Joe Posnanski's interview with Bob Costas airs tonight on NBC Sports Network at 9 PM ET.  As we discussed on last week's podcast with Ed Sherman, the reviews of Posnanski's work have fallen between sympathy to Posnanski's plight and blasting Posnanski as being blinded by Paterno's aura.  Many reviewers have seen Posnanski as too close to Joe Paterno and the Paterno family to really capture what happened at Penn State.  That perception of Posnanski is unlikely to change given the quotes NBC has released from tonight's interview.  In the Costas sitdown, Posnanski questions the Freeh Report and whether or not Joe Paterno actively covered up child abuse at Penn State…

Costas: “Without getting bogged down in the particulars, this is the essence of Louis Freeh, former FBI director‘s report. The conclusion: In order to avoid the consequences of bad publicity, Paterno, among others, but again Paterno is the figure that the public gravitates toward here, repeatedly concealed critical facts relating to Sandusky’s child abuse from authorities, the university’s trustees, the Penn State community and the public. If that is true, as Freeh concluded, it is indefensible.”

Posnanski: “Absolutely”

Costas: “You don’t believe that though."

Posnanski: “I don’t believe that, no. I honestly don’t. I honestly believe that what Louis Freeh did, and I have no qualms with the Louis Freeh report, he had his goals and his role in this thing.”

Costas: “Well if you don’t think that’s true, you must have qualms with his report."

Posnanski: “He didn’t talk to Tim Curley; he didn’t talk to Gary Schultz; he didn’t talk to Joe Paterno; he didn’t talk to Jerry Sandusky; he didn’t talk to Tom Harmon; he didn’t talk to Mike McQueary. He didn’t talk to any of the major players in this and I think, I understand why he went to those conclusions, and he did, but I believe the report is very incomplete and I do believe that as things come out, it’s going to emerge that some of the people who wrote some of the emails and so on are going to say that everything has been misspoken.”

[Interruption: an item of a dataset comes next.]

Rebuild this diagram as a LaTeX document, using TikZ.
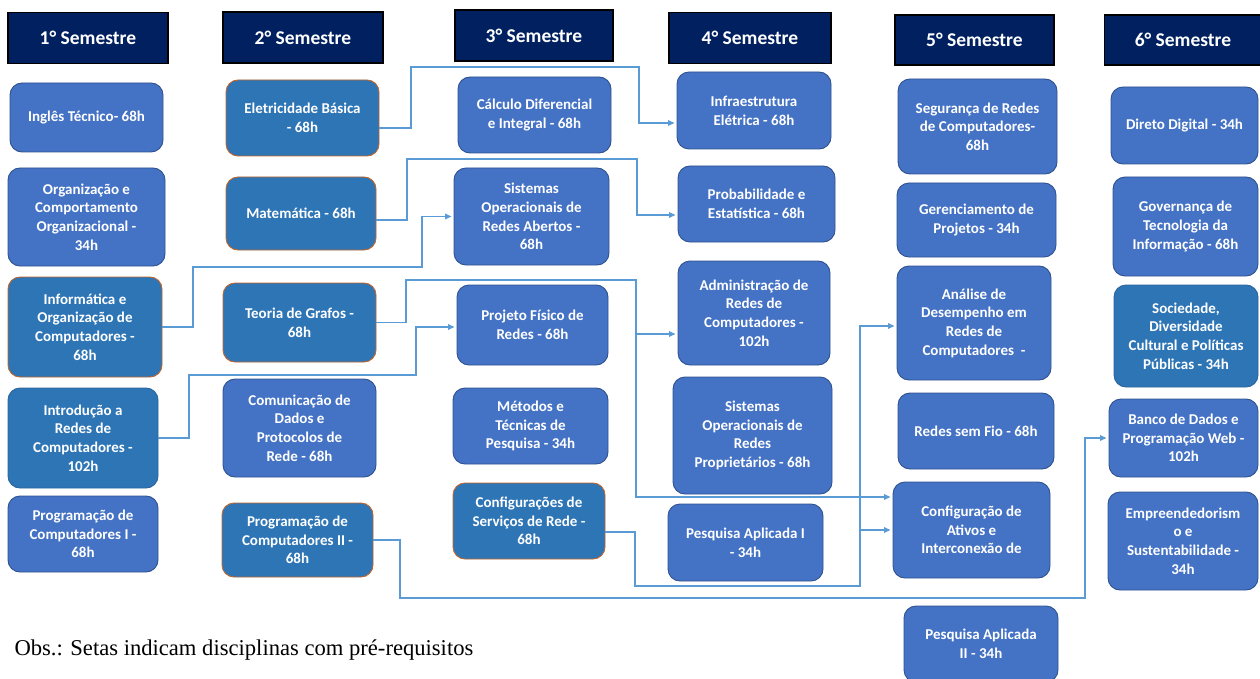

Posnanski: “My feeling again is, and I’m really not looking to dodge because there are so many things that we don’t understand and hard to know, but I have many of the same facts that I reported on my own that are in the Freeh report – he jumped to conclusions that I cannot jump to. I mean, I jump to definitely there was a sense that Joe Paterno knew more than he suggested; there’s definitely a sense that Joe Paterno should have done more. But the cover up, the idea that he was actively following it, these sorts of things, I think they’re still, to me, they’re still up in the air.”

These quotes aren't going to do Joe Posnanski any favors with those that feel he is clinging to the Paterno legacy and myth.  While Posnanski has attempted to find a nuanced middle ground in terms of Joe Paterno's legacy, these quotes about the Freeh Report will no doubt cause even more questions about the neutrality of his work.  Perhaps Posnanski knows something we don't know in his questioning of the Freeh Report.  But to be honest, and without seeing those quotes in the full interview's context, they read as something that could have easily been said by Matt Millen.